Access of non-EU fund managers and non-EU funds to the AIFMD regime, including full passporting rights, based on a country-by-country basis was the subject of ESMA advice to the European Commission issued on the same day as the report. ESMA conducted a thorough review of an initial group of countries – Jersey, Guernsey, Switzerland, Hong Kong, Singapore and the US – to determine whether they fulfil specific criteria that are a prerequisite to being allowed access to the AIFMD regime. 

Based on the criteria – including whether there are obstacles to investor protection, market disruption, competition and the monitoring of systematic risk that would argue against the application of passporting to their managers and funds – Jersey and Guernsey did not present any obstacles to full access. ESMA determined that Switzerland will be in the same position with the implementation of the amended Swiss Stock Exchanges and Securities Trading Act in January 2016. For reasons reflected in their analysis, Hong Kong, Singapore and the US did not meet the standards. 

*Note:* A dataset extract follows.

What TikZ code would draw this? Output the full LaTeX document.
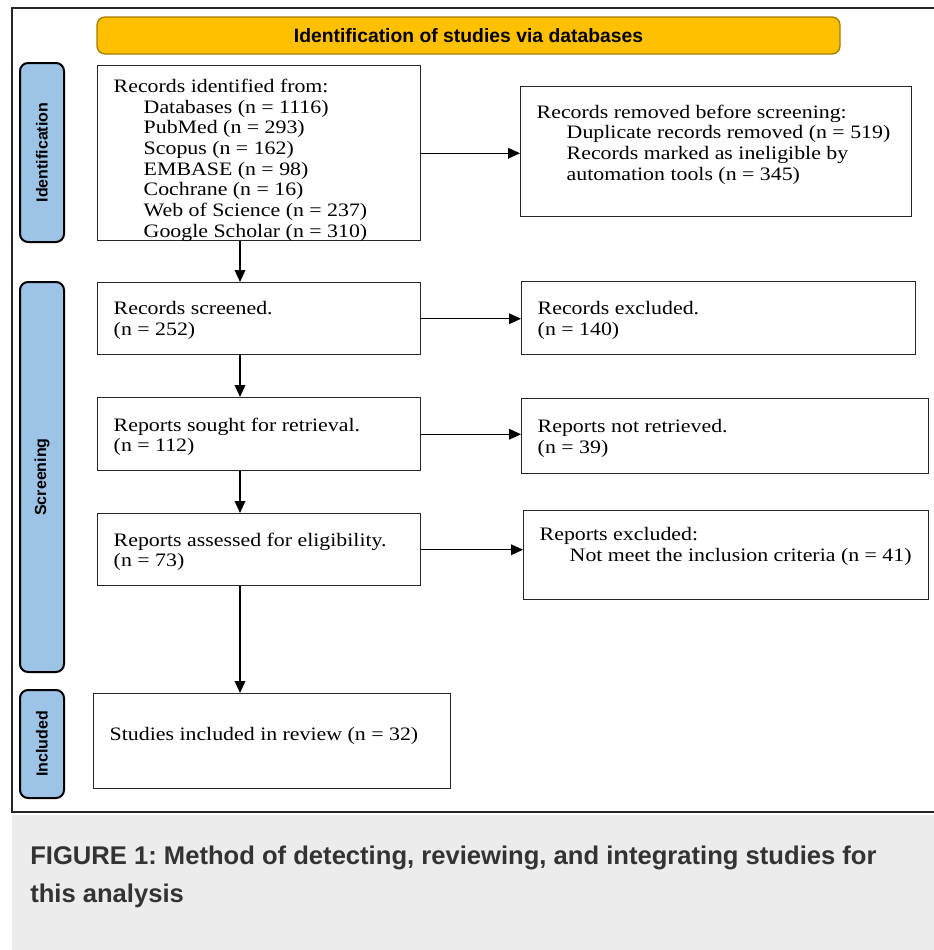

A list of countries that will be evaluated against the same criteria in the months ahead was also published. Other countries did not even meet the threshold requirements of having a memorandum of understanding with member states and will therefore only be considered after that requirement is fulfilled.

Following the advice from ESMA, the question now is whether the European Commission will act quickly to grant access to the three countries that were found to comply with the necessary criteria or whether it would wait until more countries passes muster. That decision is expected before the end of October.

With these consultations, opinions and advice, regulators are now in a position to move forward on shadow banking, EMIR, remuneration rules and AIFMD in the months ahead. The European Commission will also consider whether to open the AIFMD regime to managers and funds from Jersey, Guernsey and Switzerland. 

INREV: Jeff Rupp

After an eventful summer, it looks as though the autumn will be as busy on the regulatory front.